The Working Class – changing the narrative
This is a brand new book in which I have brought together over 40 contributors with
one aim in mind – to change the narrative. Countless governments have failed to address the achievement gap that exists between children from poorer backgrounds and their more wealthy peers. One estimate, included in the book, is that if things carry on as they are, it will take another 50 years before the gap is closed. Which is 50 years too long for everyone concerned.

Rhetoric and reality
Seeing the disparity between the rhetoric about the ‘feckless poor’ being peddled by ministers and the media and the actual lives and needs of children and their families living through the worst ravages of the age of austerity, I set out to collect an alternative set of knowledgeable voices with a different view of what was needed.  Answering the call via the Independent Thinking blog pages and social media (@ITLWorldwide), a wide range of educators came forward, from academics and school leaders to classroom teachers, award-winning educational writers and even performance poets.

Despite the breadth of experience and backgrounds of the contributors, many of whom were from working class backgrounds themselves, they are united by a sense of injustice, not just about the current educational reforms which are seeing a narrowing of the curriculum and an increasing number of poorer children excluded from school, but the wider social inequity which is at the heart of so many of the issues that arise in our schools. After all, as I say in the book: ‘Education’s problems are not all education’s problems’.

Complexity – there’s always another way
What emerged is a series of articles, essays, reports and poems all woven together with the latest research about the education and wider lives of children in poverty. It’s both a challenging and provocative read and a weighty but eminently accessible tome that has been described as a ‘beautiful anthology’. What is clear too, is that, despite the impression the dominant political and media voices might be giving, the problem of closing the achievement gap in our schools will only be adequately addressed when all players recognise two facts that come through loud and clear throughout the book:
It is more complex than anyone is telling us
There is always another way.

Complexity is a fact of all our lives that doesn’t fit well with political soundbites, short-term solutions and the limitations of Twitter. Complexity means that to fix ‘a’ we may need to look at ‘x’, and by focusing purely on ‘a’ we might not only make ‘a’ worse but also make a holy mess of ‘b’ and ‘c’. Complexity means that the diet and lifestyle of an expectant mother can have an impact on a child’s behaviour ten years later, that a focus on standards and behaviour can make both worse for certain parts of society, that excluding a child from school at the age of 12 means he, or she, (usually a ‘he’) is more than four times more likely to end up in prison as an adult.

Unless we understand the interconnectedness of everything we will never address the achievement gap in the classroom, a gap that is influenced directly and indirectly by educational policies, health policies, social policies, crime policies, treasury policies, environmental policies and more.

All of which means, there is always more than one way to make a difference, a far cry from the TINA (‘There Is No Alternative’) claims of the Thatcher and Reagan era, ushering in the current neoliberal narrative of unconstrained free markets, trickle-down economics, society is dead, so it’s every man, woman and child for themselves and if you don’t make it like we have then you only have yourself to blame.
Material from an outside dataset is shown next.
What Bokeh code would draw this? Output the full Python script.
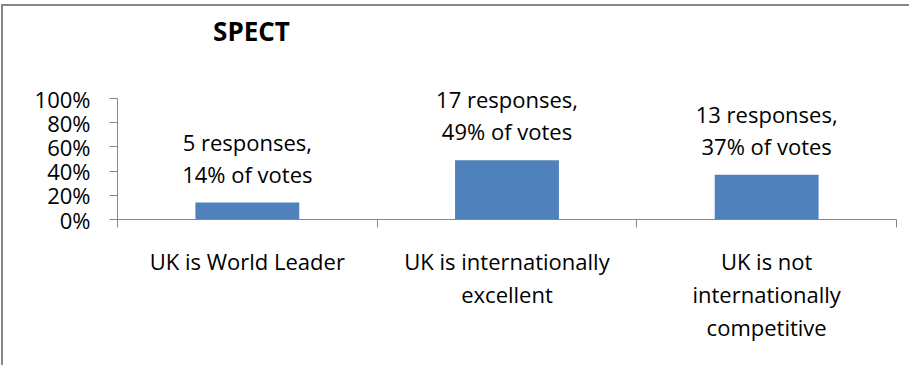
from bokeh.plotting import figure
from bokeh.models import (ColumnDataSource, FixedTicker, NumeralTickFormatter, Label, Range1d)
from bokeh.embed import file_html
from bokeh.resources import INLINE

# data
categories = ["UK is World Leader", "UK is internationally\nexcellent",
              "UK is not\ninternationally\ncompetitive"]
responses = [5, 17, 13]
vote_pct = [14, 49, 37]
title_text = "SPECT"

FONT = "Open Sans"
GRAY = "#868686"

W, H = 908, 361
BOTTOM = 148
TOP_PAD = 92          # pixels between canvas top and the 100% line
FRAME_H = H - BOTTOM  # frame height (frame spans from canvas top)

xs = [i + 0.5 for i in range(len(categories))]
shares = [v / 100 for v in vote_pct]
src = ColumnDataSource(dict(x=xs, share=shares))

p = figure(width=W, height=H, output_backend="svg", toolbar_location=None, title=None,
           x_range=Range1d(0, len(categories)),
           y_range=Range1d(0, FRAME_H / (FRAME_H - TOP_PAD)),
           min_border_left=114, min_border_right=15, min_border_top=0, min_border_bottom=BOTTOM)
p.styles = {"border-top": f"2px solid {GRAY}", "border-left": f"2px solid {GRAY}",
            "margin-top": "4px", "margin-left": "1px"}
p.outline_line_color = None
p.xgrid.visible = False
p.ygrid.visible = False

p.vbar(x="x", top="share", width=0.4, source=src, fill_color="#4F81BD", line_color=None)

# y axis
ya = p.yaxis[0]
ya.bounds = (0, 1)
ya.ticker = FixedTicker(ticks=[0, 0.2, 0.4, 0.6, 0.8, 1.0], minor_ticks=[])
ya.formatter = NumeralTickFormatter(format="0%")
ya.axis_line_color = GRAY
ya.major_tick_line_color = GRAY
ya.major_tick_out = 8
ya.major_tick_in = 0
ya.minor_tick_line_color = None
ya.major_label_standoff = 19
ya.major_label_text_font = FONT
ya.major_label_text_font_size = "22px"
ya.major_label_text_color = "black"

# x axis
xa = p.xaxis[0]
xa.ticker = FixedTicker(ticks=xs, minor_ticks=[float(i) for i in range(len(categories) + 1)])
xa.major_label_overrides = {x: c for x, c in zip(xs, categories)}
xa.axis_line_color = GRAY
xa.major_tick_line_color = None
xa.major_tick_out = 0
xa.major_tick_in = 0
xa.minor_tick_line_color = GRAY
xa.minor_tick_out = 8
xa.minor_tick_in = 0
xa.major_label_standoff = 18
xa.major_label_text_font = FONT
xa.major_label_text_font_size = "22px"
xa.major_label_text_color = "black"
xa.major_label_text_line_height = 1.1

for x, s, r, v in zip(xs, shares, responses, vote_pct):
    for txt, off in ((f"{r} responses,", 61), (f"{v}% of votes", 29)):
        p.add_layout(Label(x=x, y=s, text=txt, y_offset=off,
                           text_align="center", text_baseline="middle",
                           text_font=FONT, text_font_size="22px", text_color="black"))

# chart title (screen units measured from the frame's bottom-left corner)
p.add_layout(Label(x=134, y=FRAME_H - 24, x_units="screen", y_units="screen", text=title_text,
                   text_align="center", text_baseline="middle", text_font=FONT,
                   text_font_style="bold", text_font_size="26px", text_color="black"))

open("out.html", "w").write(file_html(p, INLINE))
Education and Politics – the passing on of state values
There is, it is clear, an overtly political tone to the book aimed at educators but, as
I touch on in my acknowledgments, I was mistaken for so long to think that education had nothing to do with equity and social justice. Increasingly, with teachers suffering the effects of austerity, both professionally and personally, they are waking up to the fact that you can’t separate politics (small ‘p’) from education.

If what is taught (curriculum) and how it is taught (pedagogy) are state sanctioned, then the views and values of those running the state are passed down to the children in our classrooms. There may be claims of school freedoms in terms of the curriculum (but only for schools that have opted out of local authority control), but even that is a vacuous claim with schools judged heavily on the results they achieve by adhering closely to the prescribed curricula of their exam boards which are influenced by government.

Furthermore, various voices from the Department for Education have made it clear through their vocal support of certain traditional and hard-line voices, bloggers, schools and academy chains that they have a clear idea of what they think a good classroom looks like, one in which there is little space in the round holes for the square pegs.

What are they learning?
This brings us back to teaching as a political act and, when it comes to the education of our most needy children, one that we need to reappraise without delay. Hence The Working Class.

With chapters covering issues such as the importance of the Arts, the impact of
early language acquisition on subsequent school achievement, the ‘binds’ experienced by children in poverty that are so difficult to escape from, the health, diet and environmental influences on neurological development, the compounded issues of race, ethnicity and poverty and even the need for school trips for children who might otherwise never leave their neighbourhood (including a vivid description of a day trip to Hastings), the book leaves few stones unturned.

A town such as Hastings has more than its fair share of community issues. Together, supported by this book, the town can work together as a community to address them, with schools right at the heart of this important work.